For many of these women, their lives changed as a result of unexpected encounters.

“Jeanne Moreau for example. She was successful on stage, as a stage actress,” Knudson says, but despite starring in some commercial films, her cinema career remained largely unsuccessful. 

“For a good 10 years, the cameramen and directors complained about her looks, that she was unphotogenic, that she had dark circles under her eyes,” Knudson says.

That changed after she met Louis Malle, who cast her in his film “Elevator to the Gallows” and “filmed her without makeup. Filmed her outside in the street, in natural light,” Knudson says. “And then Miles Davis just happened to be in town doing a concert, and they got him to improvise on the rushes of Jeanne Moreau in Paris at night.

“You can see how these encounters — when things come together — they can really revolutionize” art movements, Knudson says.

Knudson describes how a twist of fate changed her life, too. “I went to Paris to study French literature,” she says, but frequented movie theaters on the side. When it came time to declare her major, the secretary gave her the wrong application. “‘Oh, sorry, this is for cinema,’” Knudson recalls the secretary saying. “It made my heart beat faster. And I decided to switch from literature to cinema.”

Many of the New Wave directors, Knudson says, had originally wanted to be writers. “There’s a big literary component, and so that was kind of a natural way to get into it.”

“I was attracted to New Wave films like any 20-year-old,” Knudson says with a laugh.

“As I researched the women” in the lives of the famous New Wave directors, Knudson says, “it opened my eyes.”

“That’s basically what the book is about.
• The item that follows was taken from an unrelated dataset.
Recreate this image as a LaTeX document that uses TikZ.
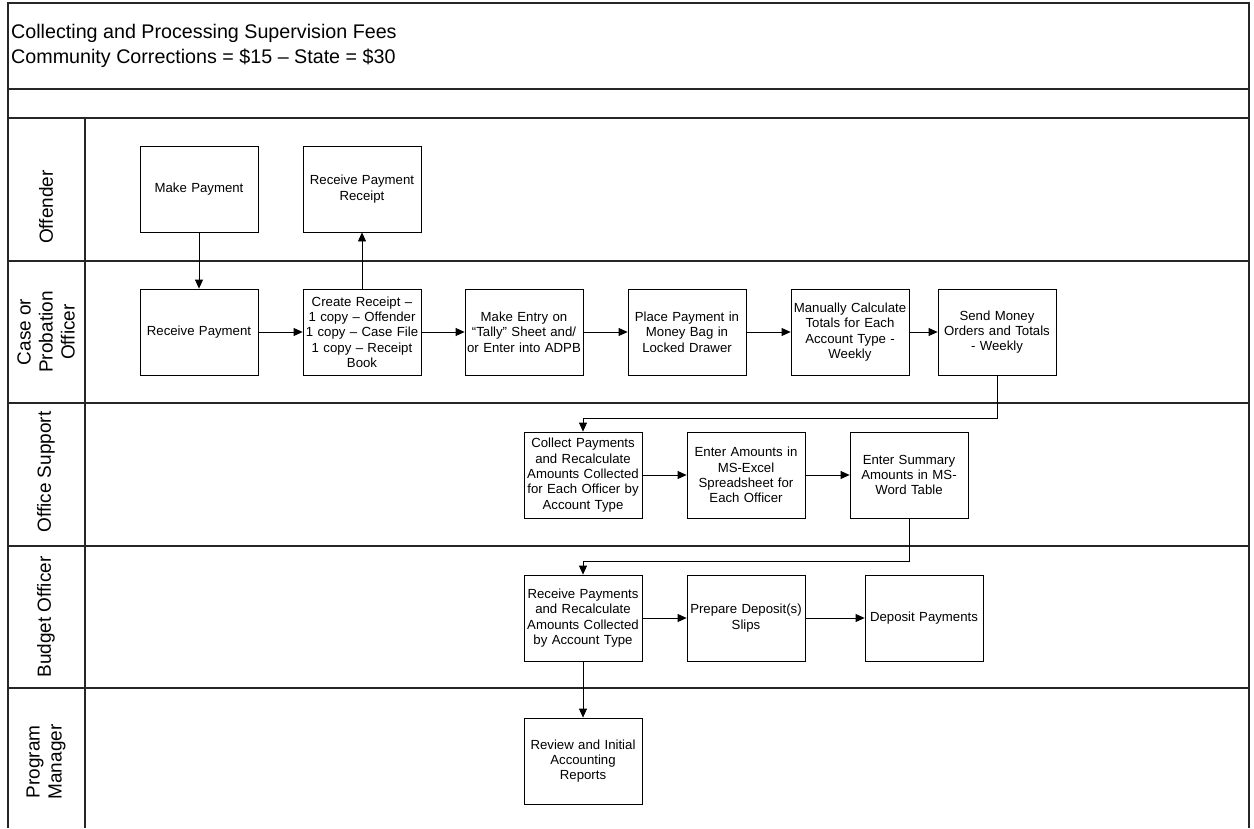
\documentclass[tikz,border=0pt]{standalone}
\usepackage{fontspec}
\setmainfont{Liberation Sans}
\usetikzlibrary{arrows.meta}
\begin{document}
\begin{tikzpicture}[x=1pt,y=-1pt,
  box/.style={draw=black, line width=0.8pt, minimum width=118pt, minimum height=86pt,
    inner sep=0pt, align=center, text width=116pt, font=\fontsize{13.2}{15.3}\selectfont},
  lane/.style={line width=1.3pt, draw=black!85},
  arr/.style={-{Triangle[length=9pt,width=8pt]}, line width=0.8pt},
  lbl/.style={rotate=90, align=center, font=\fontsize{19}{22}\selectfont}]
\useasboundingbox (0,0) rectangle (1254,828);
% frame and lanes
\draw[lane] (8,828) -- (8,3) -- (1249,3) -- (1249,828);
\foreach \y in {89,118,261,403,546,688} \draw[lane] (8,\y) -- (1249,\y);
\draw[lane] (85,118) -- (85,828);
% title
\node[anchor=west, align=left, inner sep=0pt, font=\fontsize{19.7}{25}\selectfont] (title) at (11,46)
  {Collecting and Processing Supervision Fees\\Community Corrections = \$15 – State = \$30};
% lane labels
\node[lbl] (l1) at (46,207) {Offender};
\node[lbl] (l2) at (46,332) {Case or\\Probation\\Officer};
\node[lbl] (l3) at (46,472) {Office Support};
\node[lbl] (l4) at (46,617) {Budget Officer};
\node[lbl] (l5) at (46,762) {Program\\Manager};
% boxes
\node[box] (mp) at (199,189) {Make Payment};
\node[box] (rpr) at (362,189) {Receive Payment\\Receipt};
\node[box] (rp) at (199,332) {Receive Payment};
\node[box] (cr) at (362,332) {Create Receipt –\\1 copy – Offender\\1 copy – Case File\\1 copy – Receipt\\Book};
\node[box] (me) at (524,332) {Make Entry on\\“Tally” Sheet and/\\or Enter into ADPB};
\node[box] (pp) at (687,332) {Place Payment in\\Money Bag in\\Locked Drawer};
\node[box] (mc) at (850,332) {Manually Calculate\\Totals for Each\\Account Type -\\Weekly};
\node[box] (sm) at (997,332) {Send Money\\Orders and Totals\\- Weekly};
\node[box] (cp) at (583,475) {Collect Payments\\and Recalculate\\Amounts Collected\\for Each Officer by\\Account Type};
\node[box] (ea) at (746,475) {Enter Amounts in\\MS-Excel\\Spreadsheet for\\Each Officer};
\node[box] (es) at (909,475) {Enter Summary\\Amounts in MS-\\Word Table};
\node[box] (rps) at (583,618) {Receive Payments\\and Recalculate\\Amounts Collected\\by Account Type};
\node[box] (pd) at (746,618) {Prepare Deposit(s)\\Slips};
\node[box] (dp) at (924,618) {Deposit Payments};
\node[box] (rv) at (583,761) {Review and Initial\\Accounting\\Reports};
% connectors
\draw[arr] (mp) -- (rp);
\draw[arr] (cr) -- (rpr);
\draw[arr] (rp) -- (cr);
\draw[arr] (cr) -- (me);
\draw[arr] (me) -- (pp);
\draw[arr] (pp) -- (mc);
\draw[arr] (mc) -- (sm);
\draw[arr] (sm.south) -- ++(0,43) -| (cp.north);
\draw[arr] (cp) -- (ea);
\draw[arr] (ea) -- (es);
\draw[arr] (es.south) -- ++(0,43) -| (rps.north);
\draw[arr] (rps) -- (pd);
\draw[arr] (pd) -- (dp);
\draw[arr] (rps) -- (rv);
\end{tikzpicture}
\end{document}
The New Wave movement from women’s point of view,” she says. “I hope that [the book] sheds a little bit more light on what they contributed to the movement.”

While these women are already revered for their performances, perhaps “Nouvelles Femmes” will help their names be remembered in the same breath as the “auteurs” by whom the French New Wave is known:

Anna Karina. Brigitte Bardot. Emmanuelle Riva. Jean Seberg.